[Entries with chart source code]
——

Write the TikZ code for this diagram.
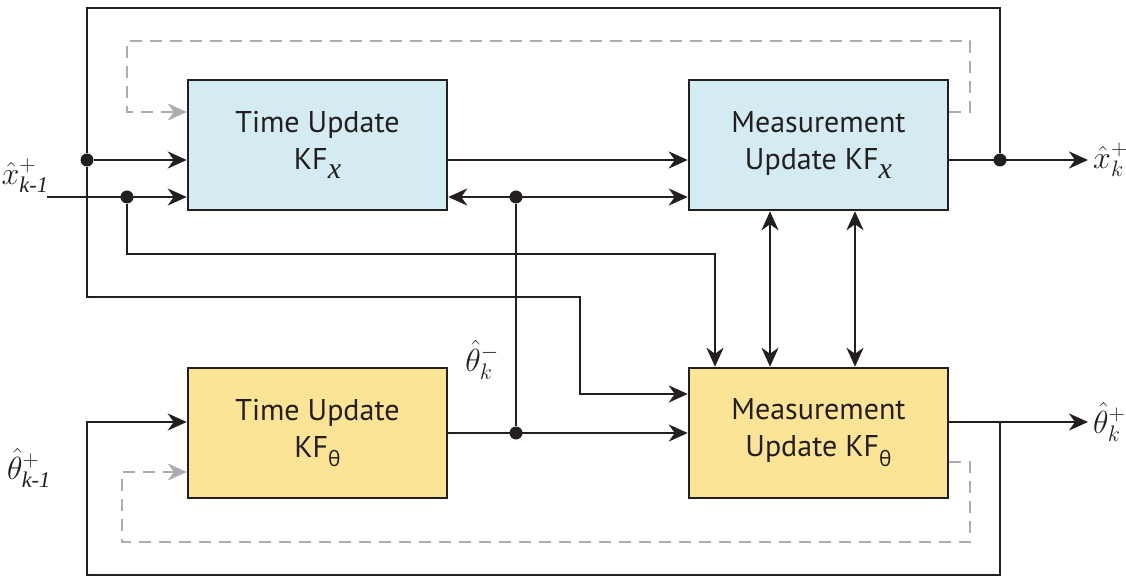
\RequirePackage{fix-cm}
\documentclass[tikz,border=0pt]{standalone}
\usepackage{amsmath}
\usepackage{fontspec}
\setmainfont{PT Sans}
\newfontfamily\grkfont{Open Sans}
\newfontfamily\serifit{Liberation Serif}[ItalicFont={Liberation Serif Italic}]
\usetikzlibrary{arrows.meta,positioning,calc}

\definecolor{boxblue}{RGB}{212,235,242}
\definecolor{boxyellow}{RGB}{252,228,150}
\definecolor{ink}{RGB}{35,31,32}
\definecolor{fbgray}{RGB}{172,172,176}

\newcommand{\subk}[1]{\text{\serifit\itshape #1}}
\newcommand{\kfx}{KF\raisebox{-0.3em}{\fontsize{30}{30}\selectfont\serifit\itshape x}}
\newcommand{\kft}{KF\raisebox{-0.33em}{\fontsize{21}{21}\selectfont\grkfont θ}}

\tikzset{
  blk/.style={draw=ink,line width=2.5pt,minimum width=259pt,minimum height=130pt,
    align=center,inner sep=0pt,text=ink,font=\fontsize{30}{37}\selectfont},
  xbox/.style={blk,fill=boxblue},
  tbox/.style={blk,fill=boxyellow},
  wire/.style={draw=ink,line width=2.3pt},
  sig/.style={wire,-{Stealth[length=19pt,width=17pt,inset=6pt]}},
  bisig/.style={wire,{Stealth[length=19pt,width=17pt,inset=6pt]}-{Stealth[length=19pt,width=17pt,inset=6pt]}},
  fb/.style={draw=fbgray,line width=2pt,dash pattern=on 12pt off 8pt,
    -{Stealth[length=19pt,width=17pt,inset=6pt]}},
  jdot/.style={circle,fill=ink,inner sep=0pt,minimum size=13pt},
  lbl/.style={text=ink,inner sep=1pt,font=\fontsize{32}{32}\selectfont}
}

\begin{document}
\begin{tikzpicture}[x=1pt,y=-1pt]
\useasboundingbox (0,0) rectangle (1126,577);

% blocks
\node[xbox] (tux) at (317.5,145) {Time Update\\\kfx};
\node[xbox] (mux) at (818.5,145) {Measurement\\Update \kfx};
\node[tbox] (tut) at (317.5,433) {Time Update\\\kft};
\node[tbox] (mut) at (818.5,433) {Measurement\\Update \kft};

% junctions and free ends
\node[jdot] (jtop) at (87,160) {};
\node[jdot] (jin) at (127,197) {};
\node[jdot] (jmid) at (516,197) {};
\node[jdot] (jlow) at (516,433) {};
\node[jdot] (jout) at (1000,160) {};
\coordinate (xin) at (47,197);
\coordinate (xout) at (1088,160);
\coordinate (tout) at (1088,422);

% labels
\node[lbl] (lxin) at (25,176) {$\hat{x}^{+}_{\subk{k-1}}$};
\node[lbl] (ltin) at (29,468) {$\hat{\theta}^{+}_{\subk{k-1}}$};
\node[lbl] (ltmid) at (482,360) {$\hat{\theta}^{-}_{k}$};
\node[lbl,right=4pt of xout] (lxout) {$\hat{x}^{+}_{k}$};
\node[lbl,right=4pt of tout] (ltout) {$\hat{\theta}^{+}_{k}$};

% x filter
\draw[sig] (jtop) -- (tux.west |- jtop);
\draw[sig] (xin) -- (tux.west |- xin);
\draw[sig] (tux.east |- jtop) -- (mux.west |- jtop);
\draw[bisig] (tux.east |- jmid) -- (mux.west |- jmid);
\draw[wire] (jmid) -- (jlow);
\draw[sig] (mux.east |- jout) -- (xout);
\draw[wire] (jout) -- (1000,8) -| (jtop);
\draw[sig] (jtop) -- (87,297) -| (580,394) -- (mut.west |- 0,394);
\draw[sig] (jin) |- (715,254) -- (mut.north -| 715,0);

% coupling between measurement updates
\draw[bisig] (mux.south -| 770,0) -- (mut.north -| 770,0);
\draw[bisig] (mux.south -| 855,0) -- (mut.north -| 855,0);

% theta filter
\draw[sig] (tut.east) -- (mut.west);
\draw[sig] (mut.east |- tout) -- (tout);
\draw[sig] (1000,422) |- (87,575) |- (tut.west |- 0,422);

% feedback (dashed)
\draw[fb] (mux.east |- 0,112) -| (970,41) -| (127,112) -- (tux.west |- 0,112);
\draw[fb] (mut.east |- 0,462) -| (970,542) -| (122,472) -- (tut.west |- 0,472);
\end{tikzpicture}
\end{document}
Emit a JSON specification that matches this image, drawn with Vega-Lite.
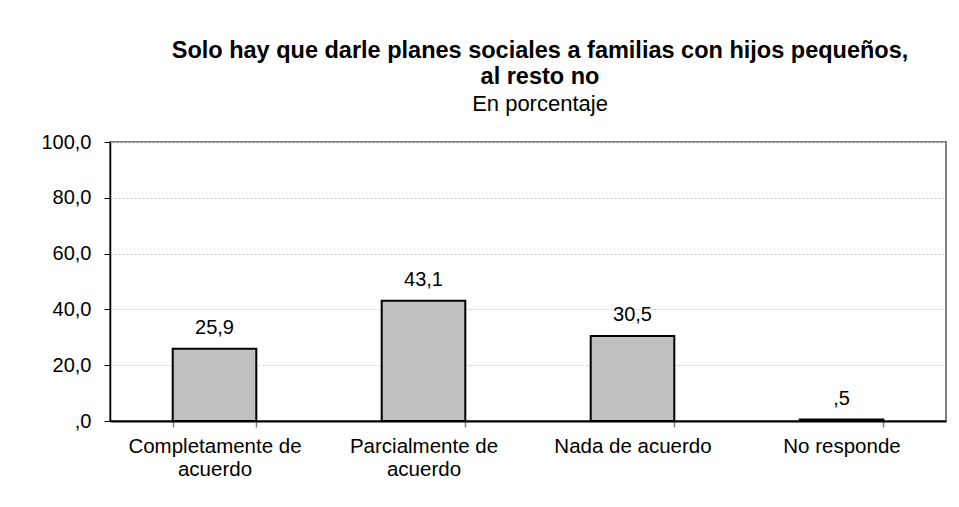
{
  "$schema": "https://vega.github.io/schema/vega-lite/v6.json",
  "width": 836,
  "height": 279,
  "autosize": "none",
  "padding": {"left": 110, "top": 142, "right": 13, "bottom": 86},
  "background": "white",
  "title": {
    "text": ["Solo hay que darle planes sociales a familias con hijos pequeños,", "al resto no"],
    "subtitle": "En porcentaje",
    "anchor": "middle",
    "frame": "group",
    "dx": 12,
    "offset": 17,
    "font": "Liberation Sans",
    "fontSize": 23.5,
    "fontWeight": "bold",
    "color": "black",
    "lineHeight": 26,
    "subtitleFont": "Liberation Sans",
    "subtitleFontSize": 22,
    "subtitleColor": "black",
    "subtitlePadding": 6
  },
  "data": {
    "values": [
      {"categoria": "Completamente de\nacuerdo", "valor": 25.9, "etiqueta": "25,9"},
      {"categoria": "Parcialmente de\nacuerdo", "valor": 43.1, "etiqueta": "43,1"},
      {"categoria": "Nada de acuerdo", "valor": 30.5, "etiqueta": "30,5"},
      {"categoria": "No responde", "valor": 0.5, "etiqueta": ",5"}
    ]
  },
  "encoding": {
    "x": {
      "field": "categoria",
      "type": "nominal",
      "sort": null,
      "scale": {"paddingInner": 0.6, "paddingOuter": 0.3},
      "axis": {
        "title": null,
        "labelAngle": 0,
        "labelExpr": "split(datum.label, '\\n')",
        "labelFont": "Liberation Sans",
        "labelFontSize": 20.5,
        "labelColor": "black",
        "labelLineHeight": 23,
        "labelPadding": 9,
        "tickBand": "extent",
        "tickSize": 6,
        "tickColor": "#808080",
        "tickWidth": 1.5,
        "domainColor": "black",
        "domainWidth": 2
      }
    },
    "y": {
      "field": "valor",
      "type": "quantitative",
      "scale": {"domain": [0, 100], "nice": false},
      "axis": {
        "title": null,
        "values": [0, 20, 40, 60, 80, 100],
        "labelExpr": "datum.value === 0 ? ',0' : replace(format(datum.value, '.1f'), '.', ',')",
        "labelFont": "Liberation Sans",
        "labelFontSize": 20,
        "labelColor": "black",
        "labelPadding": 13,
        "tickSize": 6,
        "tickColor": "black",
        "tickWidth": 1,
        "domainColor": "black",
        "domainWidth": 1.5,
        "grid": true,
        "gridColor": "#cccccc",
        "gridDash": [2, 2],
        "gridWidth": 1
      }
    }
  },
  "layer": [
    {
      "mark": {"type": "bar", "fill": "#c0c0c0", "stroke": "black", "strokeWidth": 2}
    },
    {
      "mark": {"type": "text", "baseline": "alphabetic", "dy": -15, "font": "Liberation Sans", "fontSize": 20, "color": "black"},
      "encoding": {"text": {"field": "etiqueta"}}
    }
  ],
  "config": {
    "view": {"stroke": "#808080", "strokeWidth": 2}
  }
}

——

**BRIEF**
Every line from the start of the listing above through the line with "(mut) at (818.5,433)" should be repeated exactly; skip the pictures and add nothing else.

**TASK RESULT**
Write the TikZ code for this diagram.
\RequirePackage{fix-cm}
\documentclass[tikz,border=0pt]{standalone}
\usepackage{amsmath}
\usepackage{fontspec}
\setmainfont{PT Sans}
\newfontfamily\grkfont{Open Sans}
\newfontfamily\serifit{Liberation Serif}[ItalicFont={Liberation Serif Italic}]
\usetikzlibrary{arrows.meta,positioning,calc}

\definecolor{boxblue}{RGB}{212,235,242}
\definecolor{boxyellow}{RGB}{252,228,150}
\definecolor{ink}{RGB}{35,31,32}
\definecolor{fbgray}{RGB}{172,172,176}

\newcommand{\subk}[1]{\text{\serifit\itshape #1}}
\newcommand{\kfx}{KF\raisebox{-0.3em}{\fontsize{30}{30}\selectfont\serifit\itshape x}}
\newcommand{\kft}{KF\raisebox{-0.33em}{\fontsize{21}{21}\selectfont\grkfont θ}}

\tikzset{
  blk/.style={draw=ink,line width=2.5pt,minimum width=259pt,minimum height=130pt,
    align=center,inner sep=0pt,text=ink,font=\fontsize{30}{37}\selectfont},
  xbox/.style={blk,fill=boxblue},
  tbox/.style={blk,fill=boxyellow},
  wire/.style={draw=ink,line width=2.3pt},
  sig/.style={wire,-{Stealth[length=19pt,width=17pt,inset=6pt]}},
  bisig/.style={wire,{Stealth[length=19pt,width=17pt,inset=6pt]}-{Stealth[length=19pt,width=17pt,inset=6pt]}},
  fb/.style={draw=fbgray,line width=2pt,dash pattern=on 12pt off 8pt,
    -{Stealth[length=19pt,width=17pt,inset=6pt]}},
  jdot/.style={circle,fill=ink,inner sep=0pt,minimum size=13pt},
  lbl/.style={text=ink,inner sep=1pt,font=\fontsize{32}{32}\selectfont}
}

\begin{document}
\begin{tikzpicture}[x=1pt,y=-1pt]
\useasboundingbox (0,0) rectangle (1126,577);

% blocks
\node[xbox] (tux) at (317.5,145) {Time Update\\\kfx};
\node[xbox] (mux) at (818.5,145) {Measurement\\Update \kfx};
\node[tbox] (tut) at (317.5,433) {Time Update\\\kft};
\node[tbox] (mut) at (818.5,433) {Measurement\\Update \kft};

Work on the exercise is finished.